Exercise prompt — Transcribe every line from the top down to the line with "450, 500, 550, 600, 650, 680]", both ends included, but not the pictures.

Source excerpt —
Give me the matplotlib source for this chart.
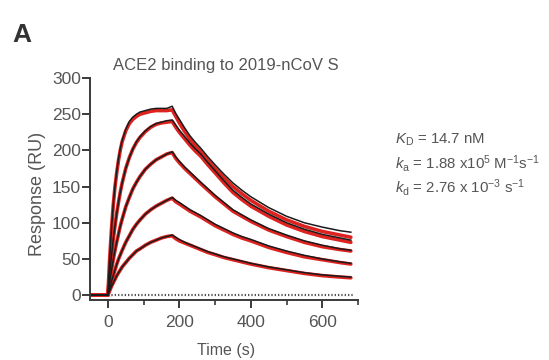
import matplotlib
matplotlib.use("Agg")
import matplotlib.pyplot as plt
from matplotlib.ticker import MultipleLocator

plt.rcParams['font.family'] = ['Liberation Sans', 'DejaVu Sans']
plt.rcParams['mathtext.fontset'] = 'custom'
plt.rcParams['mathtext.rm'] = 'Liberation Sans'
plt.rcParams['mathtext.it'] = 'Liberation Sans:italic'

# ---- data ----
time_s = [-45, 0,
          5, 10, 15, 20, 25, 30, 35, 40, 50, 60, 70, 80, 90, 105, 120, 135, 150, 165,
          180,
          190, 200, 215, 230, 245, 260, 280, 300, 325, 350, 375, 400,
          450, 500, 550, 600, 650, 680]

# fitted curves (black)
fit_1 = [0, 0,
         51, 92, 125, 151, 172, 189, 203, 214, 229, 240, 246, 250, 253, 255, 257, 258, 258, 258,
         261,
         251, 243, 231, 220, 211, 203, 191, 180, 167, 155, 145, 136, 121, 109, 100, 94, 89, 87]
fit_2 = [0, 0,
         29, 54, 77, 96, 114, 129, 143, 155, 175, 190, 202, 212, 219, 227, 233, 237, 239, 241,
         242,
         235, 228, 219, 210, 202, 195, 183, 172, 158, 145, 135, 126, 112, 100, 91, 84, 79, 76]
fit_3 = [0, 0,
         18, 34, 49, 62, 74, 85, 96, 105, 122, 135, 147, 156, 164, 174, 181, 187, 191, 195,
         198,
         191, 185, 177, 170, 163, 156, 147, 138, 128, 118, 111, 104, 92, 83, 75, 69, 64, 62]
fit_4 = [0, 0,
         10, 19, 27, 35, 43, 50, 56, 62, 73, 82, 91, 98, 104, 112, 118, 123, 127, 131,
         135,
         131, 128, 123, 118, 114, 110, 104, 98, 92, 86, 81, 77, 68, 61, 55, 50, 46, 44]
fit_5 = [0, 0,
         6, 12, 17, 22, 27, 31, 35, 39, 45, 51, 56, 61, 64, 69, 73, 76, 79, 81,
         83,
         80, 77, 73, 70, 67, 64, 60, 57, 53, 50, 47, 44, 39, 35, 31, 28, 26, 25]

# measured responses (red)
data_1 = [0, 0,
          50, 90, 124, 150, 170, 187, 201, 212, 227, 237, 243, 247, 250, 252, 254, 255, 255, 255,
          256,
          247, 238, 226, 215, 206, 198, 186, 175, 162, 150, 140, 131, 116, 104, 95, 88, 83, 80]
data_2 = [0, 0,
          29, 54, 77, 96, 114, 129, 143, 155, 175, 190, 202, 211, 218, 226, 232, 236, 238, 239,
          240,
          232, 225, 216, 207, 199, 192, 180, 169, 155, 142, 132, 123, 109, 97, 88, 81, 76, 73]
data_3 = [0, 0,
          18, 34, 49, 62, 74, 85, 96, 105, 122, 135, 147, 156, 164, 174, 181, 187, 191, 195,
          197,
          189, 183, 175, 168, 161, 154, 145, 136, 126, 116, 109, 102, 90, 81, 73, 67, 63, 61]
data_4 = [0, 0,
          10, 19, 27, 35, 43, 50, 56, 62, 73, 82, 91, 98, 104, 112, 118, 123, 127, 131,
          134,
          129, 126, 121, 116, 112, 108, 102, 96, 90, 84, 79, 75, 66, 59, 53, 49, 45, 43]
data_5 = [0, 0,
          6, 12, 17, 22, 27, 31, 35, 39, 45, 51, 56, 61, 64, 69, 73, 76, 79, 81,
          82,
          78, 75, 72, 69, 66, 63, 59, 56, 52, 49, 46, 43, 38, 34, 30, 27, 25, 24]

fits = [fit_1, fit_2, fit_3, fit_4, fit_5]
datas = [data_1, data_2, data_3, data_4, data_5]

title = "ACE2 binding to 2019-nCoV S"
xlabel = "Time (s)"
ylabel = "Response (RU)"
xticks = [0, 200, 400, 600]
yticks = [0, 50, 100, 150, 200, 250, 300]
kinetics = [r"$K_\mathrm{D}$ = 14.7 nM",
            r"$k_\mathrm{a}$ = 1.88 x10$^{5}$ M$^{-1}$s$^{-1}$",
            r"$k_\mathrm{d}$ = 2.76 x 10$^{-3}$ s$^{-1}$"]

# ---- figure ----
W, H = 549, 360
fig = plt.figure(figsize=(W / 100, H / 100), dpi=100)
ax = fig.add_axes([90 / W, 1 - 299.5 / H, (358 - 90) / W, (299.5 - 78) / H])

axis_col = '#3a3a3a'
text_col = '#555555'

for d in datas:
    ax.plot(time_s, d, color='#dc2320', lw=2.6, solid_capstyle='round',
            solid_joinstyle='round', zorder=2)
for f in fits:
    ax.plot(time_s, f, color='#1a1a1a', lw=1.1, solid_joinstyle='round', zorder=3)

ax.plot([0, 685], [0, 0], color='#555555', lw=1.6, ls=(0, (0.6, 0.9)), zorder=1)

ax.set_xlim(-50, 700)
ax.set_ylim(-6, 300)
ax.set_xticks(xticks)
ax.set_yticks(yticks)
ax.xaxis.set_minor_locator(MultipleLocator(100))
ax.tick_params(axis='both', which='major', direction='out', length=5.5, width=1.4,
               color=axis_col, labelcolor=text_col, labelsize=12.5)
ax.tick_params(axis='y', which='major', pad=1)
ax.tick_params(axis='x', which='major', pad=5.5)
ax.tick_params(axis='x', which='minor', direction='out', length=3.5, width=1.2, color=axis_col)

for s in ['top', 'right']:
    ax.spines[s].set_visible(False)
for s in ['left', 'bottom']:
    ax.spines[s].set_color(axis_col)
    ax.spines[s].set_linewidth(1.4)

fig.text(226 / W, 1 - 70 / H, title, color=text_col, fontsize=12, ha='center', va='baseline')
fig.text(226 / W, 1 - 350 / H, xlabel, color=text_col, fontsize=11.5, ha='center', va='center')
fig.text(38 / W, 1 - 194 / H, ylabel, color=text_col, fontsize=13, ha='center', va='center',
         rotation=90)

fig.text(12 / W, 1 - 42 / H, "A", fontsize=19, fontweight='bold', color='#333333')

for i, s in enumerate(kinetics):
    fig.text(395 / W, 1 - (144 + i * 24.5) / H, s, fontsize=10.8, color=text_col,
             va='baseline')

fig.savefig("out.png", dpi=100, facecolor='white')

Complete answer —
Give me the matplotlib source for this chart.
import matplotlib
matplotlib.use("Agg")
import matplotlib.pyplot as plt
from matplotlib.ticker import MultipleLocator

plt.rcParams['font.family'] = ['Liberation Sans', 'DejaVu Sans']
plt.rcParams['mathtext.fontset'] = 'custom'
plt.rcParams['mathtext.rm'] = 'Liberation Sans'
plt.rcParams['mathtext.it'] = 'Liberation Sans:italic'

# ---- data ----
time_s = [-45, 0,
          5, 10, 15, 20, 25, 30, 35, 40, 50, 60, 70, 80, 90, 105, 120, 135, 150, 165,
          180,
          190, 200, 215, 230, 245, 260, 280, 300, 325, 350, 375, 400,
          450, 500, 550, 600, 650, 680]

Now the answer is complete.